■ **Exercise directions**
Copy the lines of the data below exactly, starting at the first and stopping after the line that contains "line_ends = [87, 91]"; include no pictures.

## START

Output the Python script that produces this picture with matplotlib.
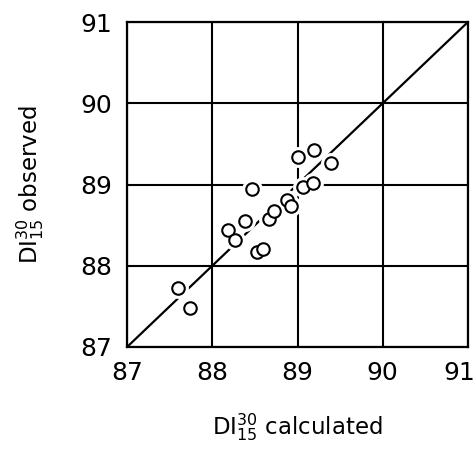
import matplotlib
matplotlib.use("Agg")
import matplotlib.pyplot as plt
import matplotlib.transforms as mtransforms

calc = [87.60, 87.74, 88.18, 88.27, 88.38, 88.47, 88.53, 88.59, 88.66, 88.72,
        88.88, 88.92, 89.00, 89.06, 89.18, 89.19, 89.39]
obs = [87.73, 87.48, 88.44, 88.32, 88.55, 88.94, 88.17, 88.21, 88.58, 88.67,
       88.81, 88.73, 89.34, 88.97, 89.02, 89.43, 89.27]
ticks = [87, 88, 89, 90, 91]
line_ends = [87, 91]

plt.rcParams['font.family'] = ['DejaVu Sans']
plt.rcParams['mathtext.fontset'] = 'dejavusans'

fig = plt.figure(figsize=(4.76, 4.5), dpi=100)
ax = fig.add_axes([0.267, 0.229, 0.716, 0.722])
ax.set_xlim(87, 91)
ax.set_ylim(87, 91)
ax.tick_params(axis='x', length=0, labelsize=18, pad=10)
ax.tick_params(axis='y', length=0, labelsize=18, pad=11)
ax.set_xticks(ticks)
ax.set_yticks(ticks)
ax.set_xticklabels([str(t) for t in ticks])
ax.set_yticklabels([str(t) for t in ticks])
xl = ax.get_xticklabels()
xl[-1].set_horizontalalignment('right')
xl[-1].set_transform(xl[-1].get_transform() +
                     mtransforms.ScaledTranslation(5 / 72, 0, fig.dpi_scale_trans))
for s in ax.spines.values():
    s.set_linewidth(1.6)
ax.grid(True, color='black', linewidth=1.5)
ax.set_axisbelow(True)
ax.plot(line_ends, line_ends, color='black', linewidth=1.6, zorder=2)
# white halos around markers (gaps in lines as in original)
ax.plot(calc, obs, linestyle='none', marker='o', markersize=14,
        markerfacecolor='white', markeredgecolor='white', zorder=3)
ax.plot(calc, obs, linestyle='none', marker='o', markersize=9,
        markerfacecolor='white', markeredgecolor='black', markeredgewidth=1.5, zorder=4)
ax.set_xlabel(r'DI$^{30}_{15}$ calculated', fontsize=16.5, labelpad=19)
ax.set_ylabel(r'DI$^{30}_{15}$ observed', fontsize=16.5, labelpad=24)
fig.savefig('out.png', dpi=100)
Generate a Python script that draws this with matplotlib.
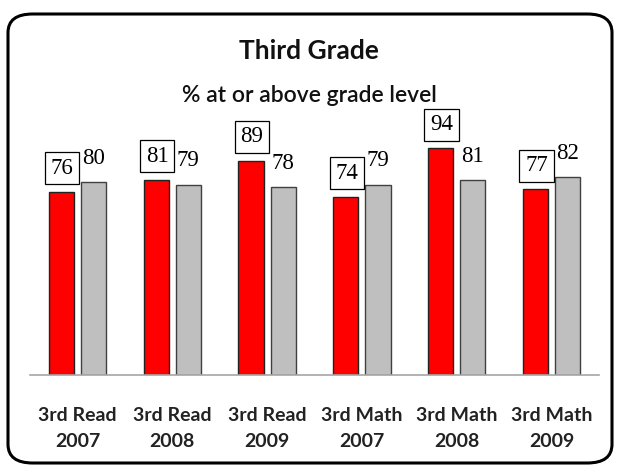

## END

■ **Output below**
Output the Python script that produces this picture with matplotlib.
import matplotlib
matplotlib.use("Agg")
import matplotlib.pyplot as plt
import matplotlib.transforms as mtransforms

calc = [87.60, 87.74, 88.18, 88.27, 88.38, 88.47, 88.53, 88.59, 88.66, 88.72,
        88.88, 88.92, 89.00, 89.06, 89.18, 89.19, 89.39]
obs = [87.73, 87.48, 88.44, 88.32, 88.55, 88.94, 88.17, 88.21, 88.58, 88.67,
       88.81, 88.73, 89.34, 88.97, 89.02, 89.43, 89.27]
ticks = [87, 88, 89, 90, 91]
line_ends = [87, 91]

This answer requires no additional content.